Please transcribe the data that follows without the pictures, keeping every word the same.

Data excerpt:
◆ ◆ ◆ ◆
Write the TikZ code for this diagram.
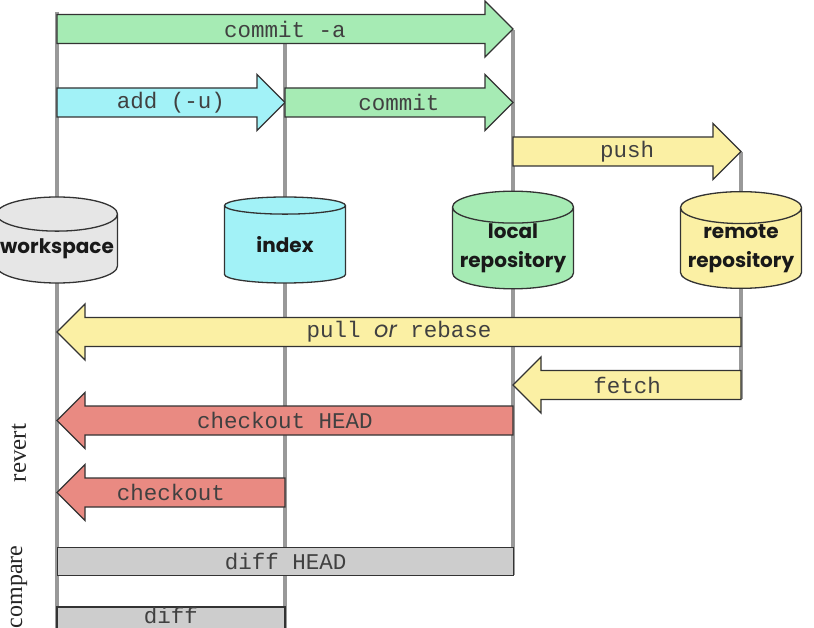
\documentclass[tikz,border=0pt]{standalone}
\usepackage{fontspec}
\setmonofont{Liberation Mono}
\newfontfamily\diskfont{Poppins}
\newfontfamily\sidefont{Liberation Serif}
\usetikzlibrary{shapes.geometric, calc}
\definecolor{LaneGray}{HTML}{999999}
\definecolor{InkGray}{HTML}{404040}
\definecolor{CommitGreen}{HTML}{A6EBB4}
\definecolor{StageCyan}{HTML}{A2F2F7}
\definecolor{RemoteYellow}{HTML}{FBF0A4}
\definecolor{RevertRed}{HTML}{E98A82}
\definecolor{DiffGray}{HTML}{CDCDCD}
\definecolor{DiskGray}{HTML}{E6E6E6}

% fat arrow from lane #2 to lane #3 at height #4, label node #6
\newcommand{\gitarrow}[6]{%
  \pgfmathsetmacro\hd{(#3>#2)?28:-28}
  \filldraw[#1] (#2,#4-14.5) -- (#3-\hd,#4-14.5) -- (#3-\hd,#4-28) -- (#3,#4)
    -- (#3-\hd,#4+28) -- (#3-\hd,#4+14.5) -- (#2,#4+14.5) -- cycle;
  \node[cmd] (#6) at ({(#2+#3)/2},#4) {#5};}

\begin{document}
\begin{tikzpicture}[x=1pt, y=-1pt,
    lane/.style={draw=LaneGray, line width=3.5pt},
    disk/.style={cylinder, shape border rotate=90, draw=black!80, line width=1.3pt,
      minimum width=121pt, minimum height=86pt, aspect=0.3, inner sep=0pt,
      anchor=shape center, align=center, text=black!90,
      font=\diskfont\bfseries\fontsize{20}{29}\selectfont},
    cmd/.style={text=InkGray, font=\ttfamily\fontsize{22.5}{24}\selectfont, inner sep=0pt},
    side/.style={rotate=90, text=black!85},
    shaft/.style={draw=black!80, line width=1.3pt, fill=#1},
    cmpbox/.style={cmd, draw=black!80, line width=1.3pt, fill=DiffGray, anchor=north west,
      minimum height=28pt}]
\clip (0,0) rectangle (814,628);
\fill[white] (0,0) rectangle (814,628);

% lanes
\coordinate (wsTop) at (57,12);   \coordinate (wsEnd) at (57,640);
\coordinate (ixTop) at (285,44);  \coordinate (ixEnd) at (285,640);
\coordinate (lrTop) at (513,30);  \coordinate (lrEnd) at (513,575);
\coordinate (rrTop) at (741,152); \coordinate (rrEnd) at (741,399);
\draw[lane] (wsTop) -- (wsEnd);
\draw[lane] (ixTop) -- (ixEnd);
\draw[lane] (lrTop) -- (lrEnd);
\draw[lane] (rrTop) -- (rrEnd);

% stores
\node[disk, fill=DiskGray] (ws) at (57,240) {workspace};
\node[disk, fill=StageCyan] (ix) at (285,240) {index};
\node[disk, fill=CommitGreen] (lr) at (513,240) {local\\repository};
\node[disk, fill=RemoteYellow] (rr) at (741,240) {remote\\repository};

% commands
\gitarrow{shaft=CommitGreen}{57}{513}{29}{commit -a}{commitA}
\gitarrow{shaft=StageCyan}{57}{285}{102.5}{add (-u)}{add}
\gitarrow{shaft=CommitGreen}{285}{513}{102.5}{commit}{commit}
\gitarrow{shaft=RemoteYellow}{513}{741}{151.5}{push}{push}
\gitarrow{shaft=RemoteYellow}{741}{57}{332}{pull {\diskfont\itshape or} rebase}{pull}
\gitarrow{shaft=RemoteYellow}{741}{513}{385}{fetch}{fetch}
\gitarrow{shaft=RevertRed}{513}{57}{420.5}{checkout HEAD}{coHead}
\gitarrow{shaft=RevertRed}{285}{57}{492.5}{checkout}{co}

\node[cmpbox, minimum width=456pt] (diffHead) at (57,547) {diff HEAD};
\filldraw[shaft=DiffGray] (wsEnd |- 0,607) rectangle (ixEnd |- 0,640);
\node[cmd, anchor=base] (diff) at (171,623) {diff};

\node[side, font=\sidefont\fontsize{25}{27}\selectfont] (revert) at (19,453) {revert};
\node[side, font=\sidefont\fontsize{24}{26}\selectfont] (compare) at (19,587) {compare};
\end{tikzpicture}
\end{document}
◆ ◆ ◆ ◆
Written answer:
Write the TikZ code for this diagram.
\documentclass[tikz,border=0pt]{standalone}
\usepackage{fontspec}
\setmonofont{Liberation Mono}
\newfontfamily\diskfont{Poppins}
\newfontfamily\sidefont{Liberation Serif}
\usetikzlibrary{shapes.geometric, calc}
\definecolor{LaneGray}{HTML}{999999}
\definecolor{InkGray}{HTML}{404040}
\definecolor{CommitGreen}{HTML}{A6EBB4}
\definecolor{StageCyan}{HTML}{A2F2F7}
\definecolor{RemoteYellow}{HTML}{FBF0A4}
\definecolor{RevertRed}{HTML}{E98A82}
\definecolor{DiffGray}{HTML}{CDCDCD}
\definecolor{DiskGray}{HTML}{E6E6E6}

% fat arrow from lane #2 to lane #3 at height #4, label node #6
\newcommand{\gitarrow}[6]{%
  \pgfmathsetmacro\hd{(#3>#2)?28:-28}
  \filldraw[#1] (#2,#4-14.5) -- (#3-\hd,#4-14.5) -- (#3-\hd,#4-28) -- (#3,#4)
    -- (#3-\hd,#4+28) -- (#3-\hd,#4+14.5) -- (#2,#4+14.5) -- cycle;
  \node[cmd] (#6) at ({(#2+#3)/2},#4) {#5};}

\begin{document}
\begin{tikzpicture}[x=1pt, y=-1pt,
    lane/.style={draw=LaneGray, line width=3.5pt},
    disk/.style={cylinder, shape border rotate=90, draw=black!80, line width=1.3pt,
      minimum width=121pt, minimum height=86pt, aspect=0.3, inner sep=0pt,
      anchor=shape center, align=center, text=black!90,
      font=\diskfont\bfseries\fontsize{20}{29}\selectfont},
    cmd/.style={text=InkGray, font=\ttfamily\fontsize{22.5}{24}\selectfont, inner sep=0pt},
    side/.style={rotate=90, text=black!85},
    shaft/.style={draw=black!80, line width=1.3pt, fill=#1},
    cmpbox/.style={cmd, draw=black!80, line width=1.3pt, fill=DiffGray, anchor=north west,
      minimum height=28pt}]
\clip (0,0) rectangle (814,628);
\fill[white] (0,0) rectangle (814,628);

% lanes
\coordinate (wsTop) at (57,12);   \coordinate (wsEnd) at (57,640);
\coordinate (ixTop) at (285,44);  \coordinate (ixEnd) at (285,640);
\coordinate (lrTop) at (513,30);  \coordinate (lrEnd) at (513,575);
\coordinate (rrTop) at (741,152); \coordinate (rrEnd) at (741,399);
\draw[lane] (wsTop) -- (wsEnd);
\draw[lane] (ixTop) -- (ixEnd);
\draw[lane] (lrTop) -- (lrEnd);
\draw[lane] (rrTop) -- (rrEnd);

% stores
\node[disk, fill=DiskGray] (ws) at (57,240) {workspace};
\node[disk, fill=StageCyan] (ix) at (285,240) {index};
\node[disk, fill=CommitGreen] (lr) at (513,240) {local\\repository};
\node[disk, fill=RemoteYellow] (rr) at (741,240) {remote\\repository};

% commands
\gitarrow{shaft=CommitGreen}{57}{513}{29}{commit -a}{commitA}
\gitarrow{shaft=StageCyan}{57}{285}{102.5}{add (-u)}{add}
\gitarrow{shaft=CommitGreen}{285}{513}{102.5}{commit}{commit}
\gitarrow{shaft=RemoteYellow}{513}{741}{151.5}{push}{push}
\gitarrow{shaft=RemoteYellow}{741}{57}{332}{pull {\diskfont\itshape or} rebase}{pull}
\gitarrow{shaft=RemoteYellow}{741}{513}{385}{fetch}{fetch}
\gitarrow{shaft=RevertRed}{513}{57}{420.5}{checkout HEAD}{coHead}
\gitarrow{shaft=RevertRed}{285}{57}{492.5}{checkout}{co}

\node[cmpbox, minimum width=456pt] (diffHead) at (57,547) {diff HEAD};
\filldraw[shaft=DiffGray] (wsEnd |- 0,607) rectangle (ixEnd |- 0,640);
\node[cmd, anchor=base] (diff) at (171,623) {diff};

\node[side, font=\sidefont\fontsize{25}{27}\selectfont] (revert) at (19,453) {revert};
\node[side, font=\sidefont\fontsize{24}{26}\selectfont] (compare) at (19,587) {compare};
\end{tikzpicture}
\end{document}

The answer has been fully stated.